A previous study demonstrated that LiCl had an antiviral effect on herpes simplex virus when used at concentrations ranging from 1 to 10 mM [24]. Furthermore, LiCl at different concentrations showed antiviral effects on infection of cells by infectious bronchitis virus (IBV), an avian coronavirus, and transmissible gastroenteritis virus (TGEV). However, inhibition was not observed with influenza viruses or the virus causing encephalomyocarditis [25].

In this study, the antiviral effect of LiCl occurred in the early phases of PPV replication. Treatment with LiCl concentrations up to 30 mM showed no significant toxicity to ST cells. At this concentration, no differences in cell morphology were found between LiCl-treated ST cells and mock-treated ST cells (data not shown). To investigate which phase of PPV replication was sensitive to LiCl treatment, ST cells were exposed to LiCl at several points in the viral life cycle. LiCl had no effect on PPV attachment or entry into ST cells, which demonstrated that it did not directly affect the attachment of the virus to the cell receptor or the passage of viruses into cells.

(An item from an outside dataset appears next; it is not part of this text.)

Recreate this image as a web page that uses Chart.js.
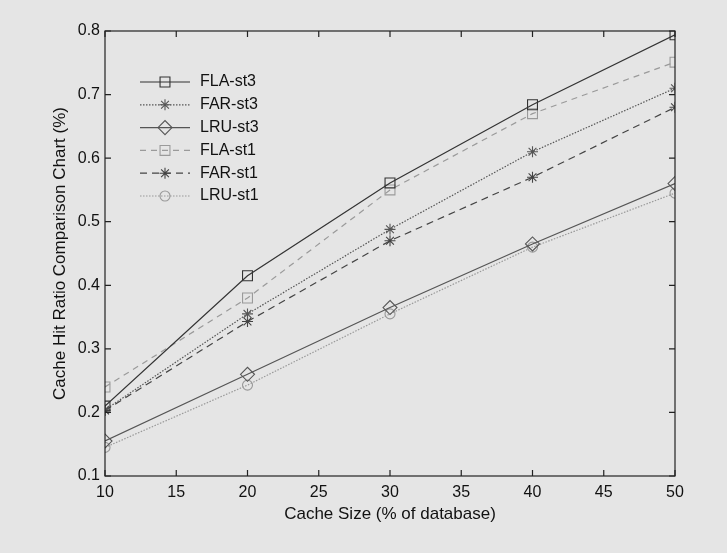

The inhibitory effect of LiCl on PPV replication occurred primarily at the early stages. After being infected with PPV at 37 °C for 1 h to allow virus entry, ST cells were treated with a series of nontoxic concentrations of LiCl. The viral load in ST cell lysates after cultivation at 37 °C for 24 h was measured to evaluate the replication of the PPV in the ST cells. Real-time PCR and IFA results clearly demonstrated that inhibition of PPV replication by LiCl was dose-dependent. Li et al. reported that PPV infection was inhibited at the attachment stage, and even after this stage, with diammonium glycyrrhizinate [26]. Therefore, different drugs can inhibit the same virus by different mechanisms.

In conclusion, inhibition of PPV replication in ST cells by LiCl occurs in a dose-dependent manner in the early phase of viral replication. These results indicate that LiCl has potential as an effective anti-PPV drug. Further studies will be required to explore the mechanism of the antiviral effect of LiCl on PPV infection in vivo.